When a record is broken on every race in a world championship, the public, reasonably, doubts the results. Too good to be true is often fake. Even great sport champions don’t always win.
When everything is “explained” by climate change/global warming, what do you expect?
And why don’t we see the negative results in biomedicine?

Cat
December 2, 2015 8:27 pm

If this study has any importance, it’s fleeting and certainly not science. This was an exercise in marketing and public perception. Why was it even funded by the National $cience Foundation? After all, the National $cience Foundation is supposed to produce science, not propaganda.
This outfit is in serious need of a labotomy.
Lamar Smith should take a hard look at what it’s doing with taxpayers’ dollars.

Janice Moore
December 2, 2015 8:37 pm

Well.
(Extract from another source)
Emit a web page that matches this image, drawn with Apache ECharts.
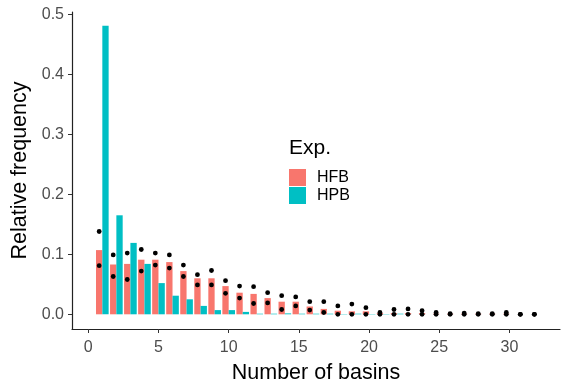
<!DOCTYPE html>
<html>
<head>
<meta charset="utf-8">
<script src="https://cdn.jsdelivr.net/npm/echarts@6/dist/echarts.min.js"></script>
<style>
  html, body { margin: 0; padding: 0; background: #fff; }
  #chart { width: 562px; height: 383px; }
</style>
</head>
<body>
<div id="chart"></div>
<script>
// values
const basins = [1, 2, 3, 4, 5, 6, 7, 8, 9, 10, 11, 12, 13, 14, 15, 16,
  17, 18, 19, 20, 21, 22, 23, 24, 25, 26, 27, 28, 29, 30, 31, 32]
const hfb = [0.107, 0.083, 0.084, 0.091, 0.091, 0.087, 0.072, 0.060, 0.060, 0.047, 0.036, 0.034,
  0.027, 0.021, 0.021, 0.013, 0.009, 0.006, 0.005, 0.005, 0.002, 0.002, 0.002, 0.002,
  0.001, 0.001, 0.001, 0.001, 0.001, 0.001, 0, 0]
const hpb = [0.481, 0.165, 0.119, 0.084, 0.052, 0.031, 0.025, 0.014, 0.007, 0.007, 0.004, 0.001,
  0.001, 0.0015, 0.001, 0.001, 0.001, 0.0005, 0.001, 0.0005, 0.0005, 0.001, 0, 0,
  0, 0, 0, 0, 0, 0, 0, 0]
const pointsA = [0.138, 0.099, 0.102, 0.108, 0.102, 0.099, 0.082, 0.066, 0.073, 0.056, 0.047, 0.046,
  0.036, 0.031, 0.029, 0.021, 0.021, 0.014, 0.017, 0.011, 0.003, 0.008, 0.009, 0.006,
  0.003, 0.001, 0.002, 0.001, 0.001, 0.003, 0, 0]
const pointsB = [0.081, 0.063, 0.058, 0.072, 0.082, 0.077, 0.063, 0.049, 0.049, 0.035, 0.027, 0.018,
  0.019, 0.008, 0.014, 0.007, 0.003, 0, 0, 0, 0, 0, 0, 0,
  0, 0, 0, 0, 0, 0, 0, 0]
const xTicks = [0, 5, 10, 15, 20, 25, 30]
const yTicks = [0, 0.1, 0.2, 0.3, 0.4, 0.5]

const font = 'Liberation Sans, Arial, sans-serif'
const dodge = 0.45

const barRender = (offset) => (params, api) => {
  const x = api.value(0)
  const v = api.value(1)
  const p0 = api.coord([x + offset, v])
  const p1 = api.coord([x + offset + dodge, 0])
  return {
    type: 'rect',
    shape: { x: p0[0], y: p0[1], width: p1[0] - p0[0], height: p1[1] - p0[1] },
    style: { fill: api.visual('color') }
  }
}

const myChart = echarts.init(document.getElementById('chart'))
myChart.setOption({
  animation: false,
  textStyle: { fontFamily: font },
  title: {
    text: 'Exp.',
    left: 289,
    top: 138,
    padding: 0,
    textStyle: { fontFamily: font, fontSize: 21, fontWeight: 'normal', color: '#000' }
  },
  legend: {
    data: [{ name: 'HFB', icon: 'rect' }, { name: 'HPB', icon: 'rect' }],
    orient: 'vertical',
    left: 289,
    top: 169,
    padding: 0,
    itemWidth: 17,
    itemHeight: 17,
    itemGap: 1,
    textStyle: { fontFamily: font, fontSize: 16, color: '#000', padding: [0, 0, 0, 6] }
  },
  grid: {
    left: 72,
    right: 2,
    top: 12,
    bottom: 54,
    containLabel: false,
    outerBoundsMode: 'none'
  },
  xAxis: {
    type: 'value',
    min: -1.16,
    max: 33.6,
    name: 'Number of basins',
    nameLocation: 'middle',
    nameGap: 33,
    nameTextStyle: { fontFamily: font, fontSize: 21.5, color: '#000' },
    splitLine: { show: false },
    axisLine: { onZero: false, lineStyle: { color: '#222', width: 1.2 } },
    axisTick: { customValues: xTicks, length: 4, lineStyle: { color: '#333' } },
    axisLabel: { customValues: xTicks, margin: 11, fontSize: 16, color: '#4d4d4d' }
  },
  yAxis: {
    type: 'value',
    min: -0.0245,
    max: 0.5038,
    name: 'Relative frequency',
    nameLocation: 'middle',
    nameGap: 33,
    nameTextStyle: { fontFamily: font, fontSize: 21.5, color: '#000' },
    splitLine: { show: false },
    axisLine: { show: true, onZero: false, lineStyle: { color: '#222', width: 1.2 } },
    axisTick: { show: true, customValues: yTicks, length: 4, lineStyle: { color: '#333' } },
    axisLabel: {
      customValues: yTicks,
      margin: 8,
      fontSize: 16,
      color: '#4d4d4d',
      formatter: (v) => v.toFixed(1)
    }
  },
  series: [
    {
      name: 'HFB',
      type: 'custom',
      itemStyle: { color: '#F8766D' },
      encode: { x: 0, y: 1 },
      renderItem: barRender(-dodge),
      data: basins.map((b, i) => [b, hfb[i]])
    },
    {
      name: 'HPB',
      type: 'custom',
      itemStyle: { color: '#00BFC4' },
      encode: { x: 0, y: 1 },
      renderItem: barRender(0),
      data: basins.map((b, i) => [b, hpb[i]])
    },
    {
      name: 'pointsA',
      type: 'scatter',
      symbolSize: 4.8,
      itemStyle: { color: '#000', opacity: 1 },
      data: basins.map((b, i) => [b - dodge / 2, pointsA[i]])
    },
    {
      name: 'pointsB',
      type: 'scatter',
      symbolSize: 4.8,
      itemStyle: { color: '#000', opacity: 1 },
      data: basins.map((b, i) => [b - dodge / 2, pointsB[i]])
    }
  ]
})
</script>
</body>
</html>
Abe. (o_o)
Not sure about all you wrote, but one thing is quite clear from what you wrote:
You like pot — a lot.

Reply to  Janice Moore
December 2, 2015 8:45 pm

Okay, tonite it was my turn to laugh.
He’s obviously not on the final edit team.

Janice Moore
Reply to  Janice Moore
December 2, 2015 9:34 pm

Nope (lol). Abe is obviously on the rolling team. HICC! er, no, I mean, cough… cough… ggggiiiiigggggglle (well, I’ve heard that is what potheads do — cough and giggle a lot). And stink — THAT I have experiential knowledge of. “What was that stench back there?!?” I asked my companion. “THAT was pot (sp?),” he said.